#### YOUR OBJECTIVE:
In the data that follows, count every line holding the string "React" and give the count alone.

#### PROVIDED DATA:
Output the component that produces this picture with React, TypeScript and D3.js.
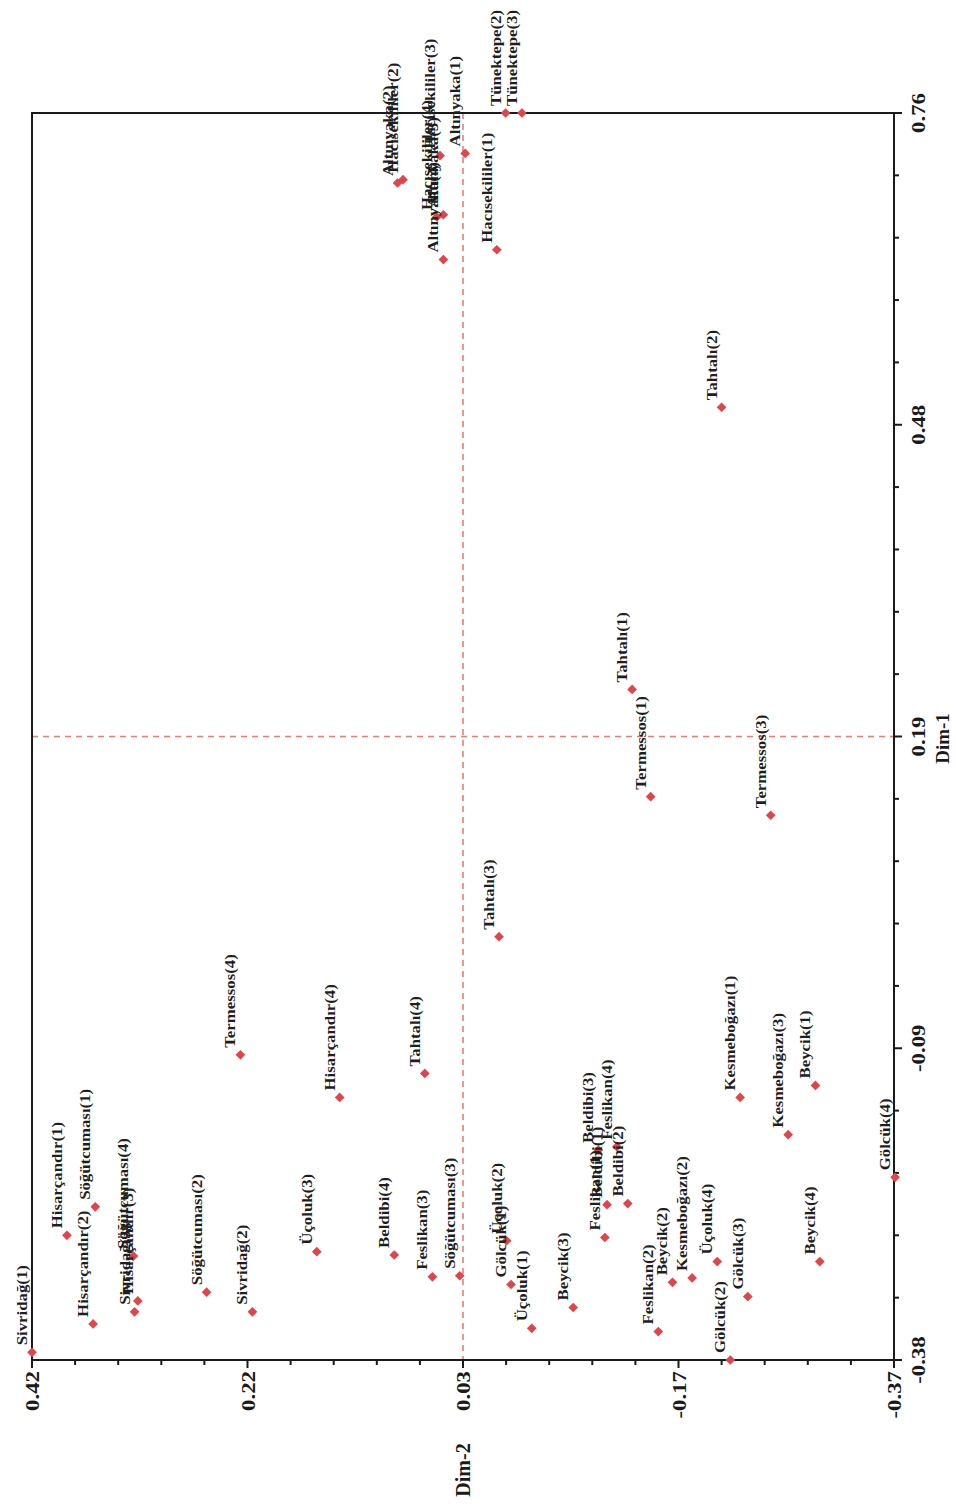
import React from "react";
import * as d3 from "d3";

// Correspondence analysis map (page rotated 90° CCW: Dim-1 runs upward, Dim-2 runs leftward)
const pointLabels = [
  "Tünektepe(2)", "Tünektepe(3)",
  "Altınyaka(1)", "Altınyaka(2)", "Altınyaka(3)", "Altınyaka(4)",
  "Hacısekililer(1)", "Hacısekililer(2)", "Hacısekililer(3)", "Hacısekililer(4)",
  "Tahtalı(1)", "Tahtalı(2)", "Tahtalı(3)", "Tahtalı(4)",
  "Termessos(1)", "Termessos(3)", "Termessos(4)",
  "Hisarçandır(1)", "Hisarçandır(2)", "Hisarçandır(3)", "Hisarçandır(4)",
  "Söğütcuması(1)", "Söğütcuması(2)", "Söğütcuması(3)", "Söğütcuması(4)",
  "Sivridağ(1)", "Sivridağ(2)", "Sivridağ(3)",
  "Üçoluk(1)", "Üçoluk(2)", "Üçoluk(3)", "Üçoluk(4)",
  "Gölcük(1)", "Gölcük(2)", "Gölcük(3)", "Gölcük(4)",
  "Beycik(1)", "Beycik(2)", "Beycik(3)", "Beycik(4)",
  "Kesmeboğazı(1)", "Kesmeboğazı(2)", "Kesmeboğazı(3)",
  "Feslikan(1)", "Feslikan(2)", "Feslikan(3)", "Feslikan(4)",
  "Beldibi(1)", "Beldibi(2)", "Beldibi(3)", "Beldibi(4)",
];

const dim1Values = [
  0.76, 0.76,
  0.723, 0.696, 0.667, 0.626,
  0.635, 0.699, 0.721, 0.665,
  0.233, 0.491, 0.007, -0.118,
  0.135, 0.118, -0.101,
  -0.266, -0.347, -0.326, -0.140,
  -0.240, -0.318, -0.303, -0.285,
  -0.373, -0.336, -0.336,
  -0.351, -0.271, -0.281, -0.290,
  -0.311, -0.380, -0.322, -0.213,
  -0.129, -0.309, -0.332, -0.290,
  -0.140, -0.305, -0.174,
  -0.268, -0.354, -0.304, -0.185,
  -0.238, -0.237, -0.188, -0.284,
];

const dim2Values = [
  -0.014, -0.029,
  0.023, 0.085, 0.043, 0.043,
  -0.006, 0.080, 0.046, 0.049,
  -0.130, -0.212, -0.008, 0.060,
  -0.147, -0.257, 0.229,
  0.388, 0.364, 0.323, 0.138,
  0.362, 0.260, 0.028, 0.327,
  0.420, 0.218, 0.326,
  -0.038, -0.015, 0.159, -0.208,
  -0.019, -0.220, -0.236, -0.371,
  -0.298, -0.167, -0.076, -0.302,
  -0.229, -0.185, -0.273,
  -0.105, -0.154, 0.053, -0.116,
  -0.107, -0.126, -0.099, 0.088,
];

const dim1Domain = [0.76, -0.38];
const dim2Domain = [0.42, -0.37];
const dim1TickLabels = ["0.76", "0.48", "0.19", "-0.09", "-0.38"];
const dim2TickLabels = ["0.42", "0.22", "0.03", "-0.17", "-0.37"];

const W = 956;
const H = 1508;
const LEFT = 32, RIGHT = 894, TOP = 113, BOTTOM = 1360;
const FONT = "'Liberation Serif', 'DejaVu Serif', serif";

export default function App() {
  const x = d3.scaleLinear().domain(dim2Domain).range([LEFT, RIGHT]);
  const y = d3.scaleLinear().domain(dim1Domain).range([TOP, BOTTOM]);

  const nMajor = 5;
  const xMajor = d3.range(nMajor).map((i) => dim2Domain[0] + (i * (dim2Domain[1] - dim2Domain[0])) / (nMajor - 1));
  const yMajor = d3.range(nMajor).map((i) => dim1Domain[0] + (i * (dim1Domain[1] - dim1Domain[0])) / (nMajor - 1));
  const xMinor = d3.range((nMajor - 1) * 5 + 1).map((i) => dim2Domain[0] + (i * (dim2Domain[1] - dim2Domain[0])) / ((nMajor - 1) * 5));
  const yMinor = d3.range((nMajor - 1) * 5 + 1).map((i) => dim1Domain[0] + (i * (dim1Domain[1] - dim1Domain[0])) / ((nMajor - 1) * 5));

  const xMid = (dim2Domain[0] + dim2Domain[1]) / 2;
  const yMid = (dim1Domain[0] + dim1Domain[1]) / 2;

  const diamond = d3.symbol().type(d3.symbolDiamond2).size(60)();

  return (
    <svg width={W} height={H} style={{ position: "absolute", left: 0, top: 0, background: "#fff" }}>
      {/* reference lines */}
      <line x1={x(xMid)} x2={x(xMid)} y1={TOP} y2={BOTTOM} stroke="#f07c6c" strokeWidth={1.6} strokeDasharray="6,5" />
      <line x1={LEFT} x2={RIGHT} y1={y(yMid)} y2={y(yMid)} stroke="#f07c6c" strokeWidth={1.6} strokeDasharray="6,5" />

      {/* frame */}
      <rect x={LEFT} y={TOP} width={RIGHT - LEFT} height={BOTTOM - TOP} fill="none" stroke="#1a1a1a" strokeWidth={2} />

      {/* bottom axis (Dim-2) */}
      {xMinor.map((v, i) => (
        <line key={"xm" + i} x1={x(v)} x2={x(v)} y1={BOTTOM} y2={BOTTOM + (i % 5 === 0 ? 8 : 5)} stroke="#1a1a1a" strokeWidth={2} />
      ))}
      {xMajor.map((v, i) => (
        <text key={"xt" + i} transform={`translate(${x(v) + 7},${BOTTOM + 11}) rotate(-90) scale(1.2,1)`} textAnchor="end"
          fontFamily={FONT} fontWeight="bold" fontSize={19} fill="#1a1a1a">{dim2TickLabels[i]}</text>
      ))}
      <text transform={`translate(${x(xMid) + 7},${BOTTOM + 110}) rotate(-90)`} textAnchor="middle"
        fontFamily={FONT} fontWeight="bold" fontSize={20} fill="#1a1a1a">Dim-2</text>

      {/* right axis (Dim-1) */}
      {yMinor.map((v, i) => (
        <line key={"ym" + i} x1={RIGHT} x2={RIGHT + (i % 5 === 0 ? 8 : 5)} y1={y(v)} y2={y(v)} stroke="#1a1a1a" strokeWidth={2} />
      ))}
      {yMajor.map((v, i) => (
        <text key={"yt" + i} transform={`translate(${RIGHT + 31},${y(v)}) rotate(-90) scale(1.2,1)`} textAnchor="middle"
          fontFamily={FONT} fontWeight="bold" fontSize={19} fill="#1a1a1a">{dim1TickLabels[i]}</text>
      ))}
      <text transform={`translate(${RIGHT + 55},${y(yMid) + 2}) rotate(-90)`} textAnchor="middle"
        fontFamily={FONT} fontWeight="bold" fontSize={19} fill="#1a1a1a">Dim-1</text>

      {/* points */}
      {pointLabels.map((lab, i) => (
        <path key={"p" + i} d={diamond} transform={`translate(${x(dim2Values[i])},${y(dim1Values[i])})`} fill="#e0454a" />
      ))}
      {pointLabels.map((lab, i) => (
        <text key={"l" + i} transform={`translate(${x(dim2Values[i]) - 5},${y(dim1Values[i]) - 7}) rotate(-90) scale(1.2,1)`}
          textAnchor="start" fontFamily={FONT} fontWeight="bold" fontSize={14} fill="#1e1e1e">{lab}</text>
      ))}
    </svg>
  );
}
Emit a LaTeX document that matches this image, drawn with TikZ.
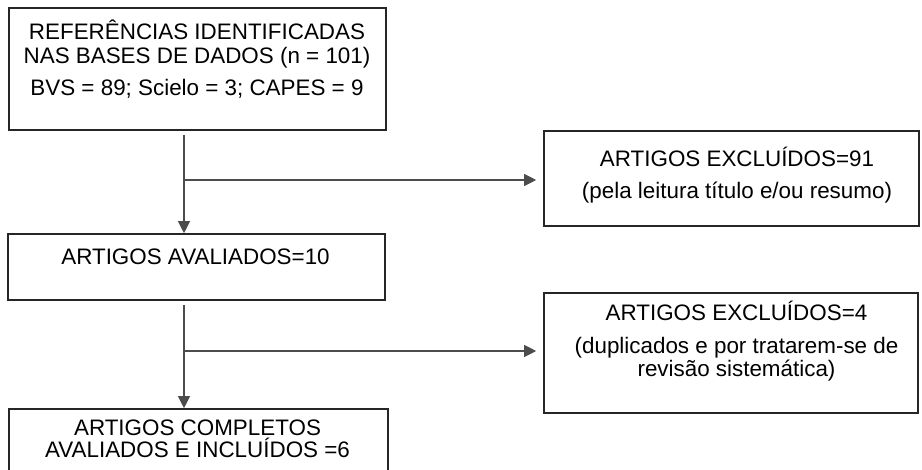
\documentclass[tikz,border=0pt]{standalone}
\usepackage{fontspec}
\setmainfont{Liberation Sans}
\usetikzlibrary{arrows.meta,positioning}

\tikzset{
  box/.style={draw=black!85,line width=1.6pt,inner sep=0pt},
  txt/.style={align=center,inner sep=0pt,anchor=north,
    font=\fontsize{22.4}{22}\selectfont},
  link/.style={draw=black!70,line width=1.1pt,
    -{Triangle[length=12pt,width=12pt]}}
}

\begin{document}
\begin{tikzpicture}[x=1pt,y=-1pt]
      \path[use as bounding box,clip] (0,0) rectangle (922,470);
      % boxes on the left
      \node[box,minimum width=377pt,minimum height=122pt] (refs) at (197.5,69) {};
      \node[txt] (refs-t) at (197,20) {REFERÊNCIAS IDENTIFICADAS\\[2pt]NAS BASES DE DADOS (n = 101)\\[10pt]BVS = 89; Scielo = 3; CAPES = 9};
      \node[box,minimum width=377pt,minimum height=66pt] (aval) at (196.5,267) {};
      \node[txt] (aval-t) at (195.5,249) {ARTIGOS AVALIADOS=10};
      \node[box,minimum width=379pt,minimum height=90pt] (incl) at (198.5,454) {};
      \node[txt] (incl-t) at (197.5,420) {ARTIGOS COMPLETOS\\AVALIADOS E INCLUÍDOS =6};
      % boxes on the right
      \node[box,minimum width=375pt,minimum height=95pt] (exc1) at (731.5,178.5) {};
      \node[txt] (exc1-t) at (737,147) {ARTIGOS EXCLUÍDOS=91\\[10pt](pela leitura título e/ou resumo)};
      \node[box,minimum width=374pt,minimum height=120pt] (exc2) at (731,353) {};
      \node[txt] (exc2-t) at (736.5,301) {ARTIGOS EXCLUÍDOS=4\\[11pt](duplicados e por tratarem-se de\\[1pt]revisão sistemática)};
      % connectors
      \coordinate (tap1) at (184,180);
      \coordinate (tap2) at (184,351);
      \draw[link,shorten <=4pt] (refs.south -| tap1) -- (aval.north -| tap1);
      \draw[link,shorten >=7pt] (tap1) -- (tap1 -| exc1.west);
      \draw[link,shorten <=4pt] (aval.south -| tap2) -- (incl.north -| tap2);
      \draw[link,shorten >=7pt] (tap2) -- (tap2 -| exc2.west);
\end{tikzpicture}
\end{document}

#### WRITTEN ANSWER:
2